_WHAT YOU HAVE TO DO_. Write out the material again exactly, please, and omit the pictures.

■ ■ ■

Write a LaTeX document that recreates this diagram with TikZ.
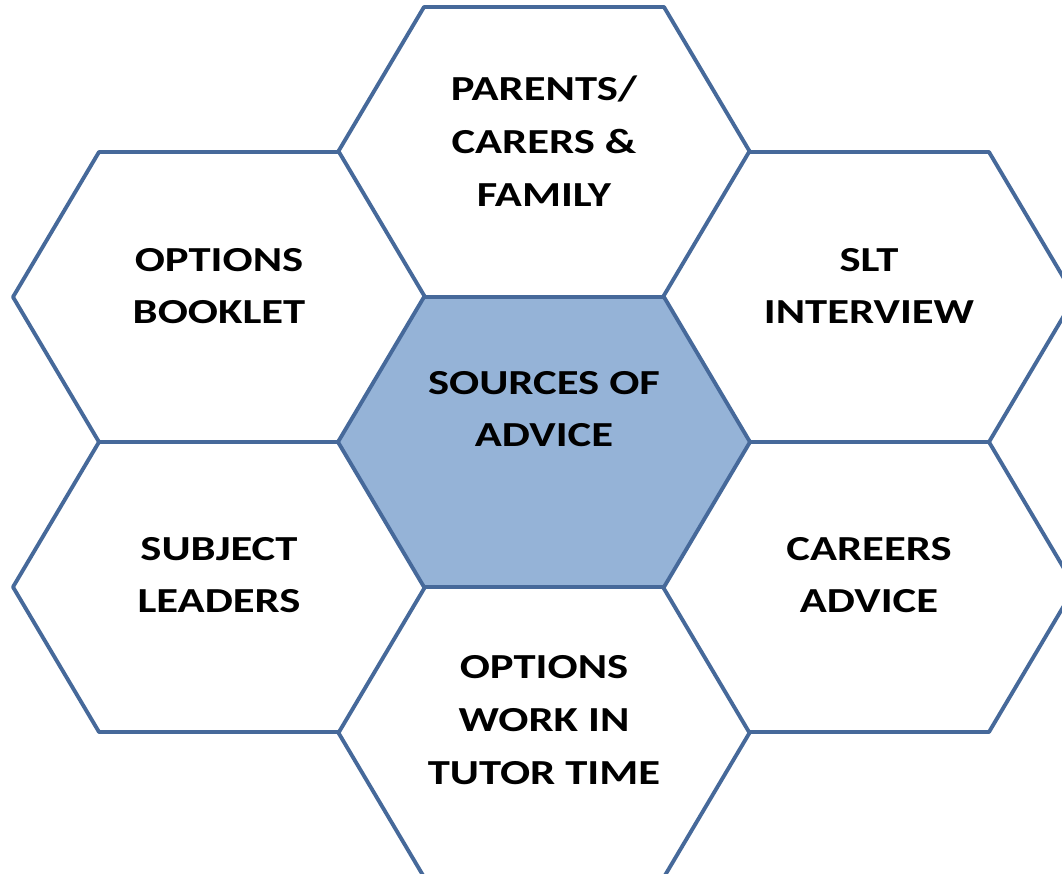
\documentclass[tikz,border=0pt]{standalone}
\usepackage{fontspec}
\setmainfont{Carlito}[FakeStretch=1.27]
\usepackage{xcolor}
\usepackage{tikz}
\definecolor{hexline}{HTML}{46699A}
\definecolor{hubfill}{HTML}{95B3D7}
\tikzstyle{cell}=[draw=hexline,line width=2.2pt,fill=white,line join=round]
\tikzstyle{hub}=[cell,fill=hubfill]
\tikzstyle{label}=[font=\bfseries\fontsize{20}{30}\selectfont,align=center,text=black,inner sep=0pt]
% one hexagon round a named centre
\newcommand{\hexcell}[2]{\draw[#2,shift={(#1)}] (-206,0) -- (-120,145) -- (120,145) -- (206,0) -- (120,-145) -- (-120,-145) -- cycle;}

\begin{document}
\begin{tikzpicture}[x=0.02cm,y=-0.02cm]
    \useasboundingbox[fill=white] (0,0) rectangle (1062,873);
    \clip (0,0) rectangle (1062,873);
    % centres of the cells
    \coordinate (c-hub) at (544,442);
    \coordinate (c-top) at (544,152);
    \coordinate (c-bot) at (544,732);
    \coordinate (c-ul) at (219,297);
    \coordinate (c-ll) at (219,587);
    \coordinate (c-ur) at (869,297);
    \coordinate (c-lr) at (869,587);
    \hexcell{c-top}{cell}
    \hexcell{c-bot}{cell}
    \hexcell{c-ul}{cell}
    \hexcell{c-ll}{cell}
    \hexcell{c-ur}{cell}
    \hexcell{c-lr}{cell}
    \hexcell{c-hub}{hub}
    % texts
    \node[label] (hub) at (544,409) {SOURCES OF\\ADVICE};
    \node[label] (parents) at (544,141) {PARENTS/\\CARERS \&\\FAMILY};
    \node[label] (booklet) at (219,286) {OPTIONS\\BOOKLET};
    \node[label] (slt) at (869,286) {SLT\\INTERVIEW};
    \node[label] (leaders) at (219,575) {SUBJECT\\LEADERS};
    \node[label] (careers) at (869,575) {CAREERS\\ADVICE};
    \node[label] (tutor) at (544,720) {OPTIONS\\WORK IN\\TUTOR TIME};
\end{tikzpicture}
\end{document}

■ ■ ■

_RESPONSE TO THE TASK_.
Write a LaTeX document that recreates this diagram with TikZ.
\documentclass[tikz,border=0pt]{standalone}
\usepackage{fontspec}
\setmainfont{Carlito}[FakeStretch=1.27]
\usepackage{xcolor}
\usepackage{tikz}
\definecolor{hexline}{HTML}{46699A}
\definecolor{hubfill}{HTML}{95B3D7}
\tikzstyle{cell}=[draw=hexline,line width=2.2pt,fill=white,line join=round]
\tikzstyle{hub}=[cell,fill=hubfill]
\tikzstyle{label}=[font=\bfseries\fontsize{20}{30}\selectfont,align=center,text=black,inner sep=0pt]
% one hexagon round a named centre
\newcommand{\hexcell}[2]{\draw[#2,shift={(#1)}] (-206,0) -- (-120,145) -- (120,145) -- (206,0) -- (120,-145) -- (-120,-145) -- cycle;}

\begin{document}
\begin{tikzpicture}[x=0.02cm,y=-0.02cm]
    \useasboundingbox[fill=white] (0,0) rectangle (1062,873);
    \clip (0,0) rectangle (1062,873);
    % centres of the cells
    \coordinate (c-hub) at (544,442);
    \coordinate (c-top) at (544,152);
    \coordinate (c-bot) at (544,732);
    \coordinate (c-ul) at (219,297);
    \coordinate (c-ll) at (219,587);
    \coordinate (c-ur) at (869,297);
    \coordinate (c-lr) at (869,587);
    \hexcell{c-top}{cell}
    \hexcell{c-bot}{cell}
    \hexcell{c-ul}{cell}
    \hexcell{c-ll}{cell}
    \hexcell{c-ur}{cell}
    \hexcell{c-lr}{cell}
    \hexcell{c-hub}{hub}
    % texts
    \node[label] (hub) at (544,409) {SOURCES OF\\ADVICE};
    \node[label] (parents) at (544,141) {PARENTS/\\CARERS \&\\FAMILY};
    \node[label] (booklet) at (219,286) {OPTIONS\\BOOKLET};
    \node[label] (slt) at (869,286) {SLT\\INTERVIEW};
    \node[label] (leaders) at (219,575) {SUBJECT\\LEADERS};
    \node[label] (careers) at (869,575) {CAREERS\\ADVICE};
    \node[label] (tutor) at (544,720) {OPTIONS\\WORK IN\\TUTOR TIME};
\end{tikzpicture}
\end{document}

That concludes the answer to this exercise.